Le camion-studio de France Télévisions était parqué dans la poussière de la Place des Quinconces à quelques encablures de la ligne d’arrivée. Nous étions à Bordeaux, à deux jours du terme du Tour de France et Vélo 101 avait rendez-vous sur France 2 afin d’y présenter en direct le projet des Jeunes Reporters du Tour. Laurent Fignon était là, aux côtés de Thierry Adam, auprès duquel il apportait son regard sur une course dont il avait par deux fois ramené le Maillot Jaune à Paris, en 1983 et 1984. La voix était fatiguée, le verbe acéré mais le personnage encore fier et toujours debout. Ses observations étaient pourtant devenues acides, ses conseils moralisateurs. « Profitez de chaque instant que la vie et le métier que vous aurez choisi d’exercer vous offriront », avait-il glissé pour unique recommandation aux jeunes que nous encadrions. C’était il y a un mois.
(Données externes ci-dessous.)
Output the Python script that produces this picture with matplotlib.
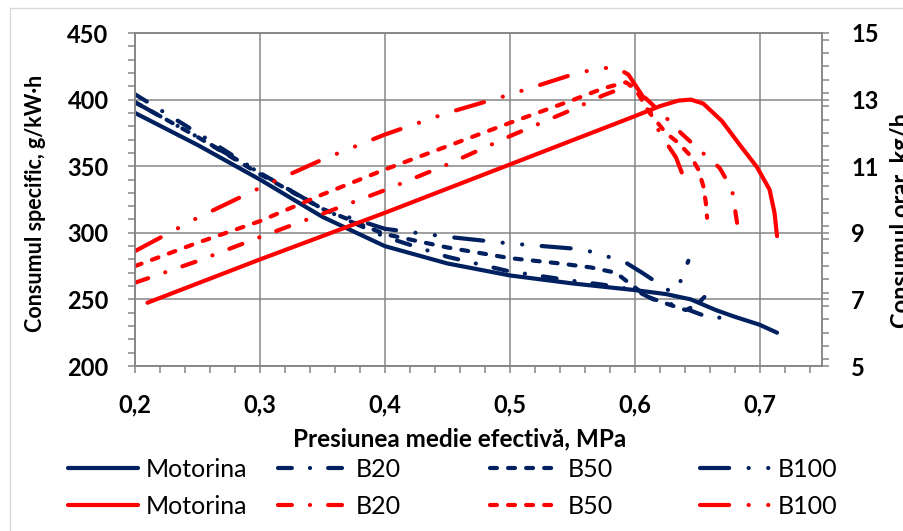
import numpy as np
import matplotlib.pyplot as plt
from matplotlib.ticker import MultipleLocator, FixedLocator, FuncFormatter
from matplotlib.lines import Line2D
from matplotlib.patches import Rectangle

plt.rcParams['font.family'] = ['Lato', 'DejaVu Sans']
plt.rcParams['font.weight'] = 'bold'
plt.rcParams['lines.scale_dashes'] = False

# consumul specific, g/kW·h (left axis)
spec_x_mot = [0.2, 0.25, 0.3, 0.35, 0.4, 0.45, 0.5, 0.55, 0.6, 0.625, 0.645, 0.665, 0.68, 0.7, 0.714]
spec_mot = [390, 366, 340, 312, 290, 277, 268, 262, 257, 254, 250, 242, 237, 231, 225]
spec_x_b20 = [0.2, 0.25, 0.3, 0.35, 0.4, 0.45, 0.5, 0.55, 0.575, 0.6, 0.615, 0.635, 0.655, 0.67, 0.682]
spec_b20 = [404, 375, 345, 318, 297, 282, 271, 264, 261, 257, 250, 245, 238, 236, 236]
spec_x_b50 = [0.2, 0.25, 0.3, 0.35, 0.4, 0.45, 0.5, 0.54, 0.565, 0.585, 0.596, 0.61, 0.628, 0.641, 0.65, 0.657]
spec_b50 = [398, 372, 344, 318, 299, 289, 281, 277, 274, 270, 262, 252, 246, 242, 246, 253]
spec_x_b100 = [0.2, 0.25, 0.3, 0.35, 0.4, 0.45, 0.5, 0.553, 0.57, 0.594, 0.606, 0.619, 0.63, 0.636, 0.643]
spec_b100 = [398, 372, 345, 318, 303, 297, 292, 288, 285, 277, 270, 262, 255, 262, 279]

# consumul orar, kg/h (right axis)
orar_x_mot = [0.21, 0.3, 0.4, 0.5, 0.6, 0.62, 0.635, 0.645, 0.655, 0.67, 0.685, 0.698, 0.708, 0.712, 0.714]
orar_mot = [6.9, 8.2, 9.6, 11.05, 12.5, 12.8, 12.97, 13.0, 12.88, 12.35, 11.6, 10.97, 10.3, 9.6, 8.9]
orar_x_b20 = [0.2, 0.25, 0.3, 0.35, 0.4, 0.45, 0.5, 0.55, 0.575, 0.596, 0.61, 0.624, 0.637, 0.653, 0.668, 0.678, 0.682]
orar_b20 = [7.5, 8.15, 8.87, 9.57, 10.28, 11.05, 11.9, 12.7, 13.13, 13.43, 13.0, 12.5, 12.0, 11.45, 10.95, 10.3, 9.3]
orar_x_b50 = [0.2, 0.25, 0.3, 0.35, 0.4, 0.45, 0.5, 0.55, 0.575, 0.593, 0.6, 0.612, 0.625, 0.635, 0.645, 0.651, 0.655, 0.657, 0.658]
orar_b50 = [8.0, 8.7, 9.35, 10.15, 10.9, 11.6, 12.3, 12.98, 13.34, 13.52, 13.35, 12.6, 12.0, 11.7, 11.3, 10.9, 10.4, 9.9, 9.45]
orar_x_b100 = [0.2, 0.25, 0.3, 0.35, 0.4, 0.45, 0.5, 0.55, 0.57, 0.585, 0.595, 0.61, 0.62, 0.633, 0.643]
orar_b100 = [8.45, 9.45, 10.35, 11.2, 11.95, 12.6, 13.15, 13.75, 13.93, 13.97, 13.75, 12.9, 12.0, 11.27, 10.3]

fuel_labels = ['Motorina', 'B20', 'B50', 'B100']
x_ticks = [0.2, 0.3, 0.4, 0.5, 0.6, 0.7]
right_ticks = [5, 7, 9, 11, 13, 15]

blue = '#002060'
red = '#ff0000'
grid_col = '#868686'
lw = 3.0
styles = ['-', (0, (10, 13, 0.1, 13)), (0, (5, 8)), (0, (21, 14, 0.1, 14, 0.1, 14))]

W, H = 904, 531
fig = plt.figure(figsize=(W / 100, H / 100), dpi=100)
ax = fig.add_axes([135 / W, 1 - 366 / H, (822 - 135) / W, (366 - 33) / H])
ax2 = ax.twinx()

spec_x = [spec_x_mot, spec_x_b20, spec_x_b50, spec_x_b100]
spec_y = [spec_mot, spec_b20, spec_b50, spec_b100]
orar_x = [orar_x_mot, orar_x_b20, orar_x_b50, orar_x_b100]
orar_y = [orar_mot, orar_b20, orar_b50, orar_b100]

for xs, ys, ls in zip(spec_x, spec_y, styles):
    ax.plot(xs, ys, color=blue, lw=lw, linestyle=ls,
            solid_capstyle='round', dash_capstyle='round', solid_joinstyle='round')
for xs, ys, ls in zip(orar_x, orar_y, styles):
    ax2.plot(xs, ys, color=red, lw=lw, linestyle=ls,
             solid_capstyle='round', dash_capstyle='round', solid_joinstyle='round')

ax.set_xlim(0.2, 0.75)
ax.set_ylim(200, 450)
ax2.set_ylim(5, 15)

ax.set_xticks(x_ticks)
ax.xaxis.set_major_formatter(FuncFormatter(lambda v, p: ('%.1f' % v).replace('.', ',')))
ax.xaxis.set_minor_locator(MultipleLocator(0.02))
ax.yaxis.set_major_locator(MultipleLocator(50))
ax.yaxis.set_minor_locator(MultipleLocator(10))
ax2.yaxis.set_major_locator(FixedLocator(right_ticks))
ax2.yaxis.set_minor_locator(MultipleLocator(0.4))

ax.grid(True, which='major', color=grid_col, lw=1.1)
ax.set_axisbelow(True)

for a in (ax, ax2):
    for s in a.spines.values():
        s.set_color(grid_col)
        s.set_linewidth(1.1)

ax.tick_params(axis='x', which='both', direction='out', length=5, width=1.1,
               color=grid_col, pad=15, labelsize=17)
ax.tick_params(axis='y', which='both', direction='out', length=5, width=1.1,
               color=grid_col, pad=14, labelsize=17)
ax2.tick_params(axis='y', which='both', direction='out', length=5, width=1.1,
                color=grid_col, pad=16, labelsize=17)

fig.text(36 / W, 1 - 203 / H, 'Consumul specific, g/kW·h', rotation=90,
         ha='center', va='center', fontsize=15.5)
fig.text(890 / W, 1 - 220 / H, 'Consumul orar, kg/h', rotation=90,
         ha='left', va='center', fontsize=17)
fig.text(460 / W, 1 - 439 / H, 'Presiunea medie efectivă, MPa',
         ha='center', va='center', fontsize=17.5)

# legend: four columns placed by hand
col_x = [68, 278, 490, 700]
for i, name in enumerate(fuel_labels):
    hs = [Line2D([], [], color=c, lw=lw, linestyle=styles[i],
                 solid_capstyle='round', dash_capstyle='round') for c in (blue, red)]
    fig.legend(hs, [name, name], loc='center left',
               bbox_to_anchor=(col_x[i] / W, 1 - 488 / H), frameon=False,
               prop={'size': 18, 'weight': 'normal'}, handlelength=2.8,
               handletextpad=0.3, borderpad=0, borderaxespad=0, labelspacing=0.55)

fig.patches.append(Rectangle((10 / W, -0.1), 1.2, 1.1 - 8 / H, transform=fig.transFigure,
                             fill=False, edgecolor='#d9d9d9', lw=1))

fig.savefig('out.png', dpi=100)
Voilà la dernière image qui nous restera de Laurent Fignon, un champion de caractère qui s’est battu jusqu’à son dernier souffle mais s’est éteint ce matin, vaincu par une maladie contre laquelle il aura tout donné pour résister, pour retarder l’inévitable. En médecine on appelle ça l’incurable. En juin 2009, le Parisien avait révélé publiquement le mal qui le rongeait depuis deux mois déjà : un cancer avancé des voies digestives. « On ne sait pas ce qui me reste à vivre, on ne sait pas ce qui va se passer, mais on va se battre et tenter de gagner ce combat », déclarait alors Laurent Fignon aux médias, auprès desquels il avait choisi de parler ouvertement de sa maladie. Le combat était entamé, la guerre au crabe déclarée. Et c’est avec un grand courage qu’il avait tenu son rôle de consultant sur le Tour de France en 2009 et 2010. Car même diminué, Laurent ne voulait pas s’incliner. Y croire encore et toujours, malgré un pronostic défavorable.
Laurent Fignon est mort ce matin, quelques jours après avoir célébré son 50ème anniversaire. Il laisse derrière lui un cyclisme en émoi. Le champion aura laissé son empreinte dans le vélo. Ses douze années dans les pelotons, entre 1982 et 1993, auront été marquées par son doublé sur le Tour de France (1983-1984), un succès final dans le Giro 1989, un titre de champion de France en 1984 et des victoires d’anthologie dans Milan-San Remo en 1988 et 1989. Laurent Fignon, ce coureur aux petites lunettes et à la queue de cheval blonde, aura aussi laissé son nom dans l’Histoire pour avoir perdu le Tour de France pour 8 petites secondes à l’arrivée de l’édition 1989 sur les Champs-Elysées. Ses duels avec Hinault et LeMond resteront dans la légende du cyclisme. Son courage face à la maladie qui l’a emporté aussi. Bon vent, champion.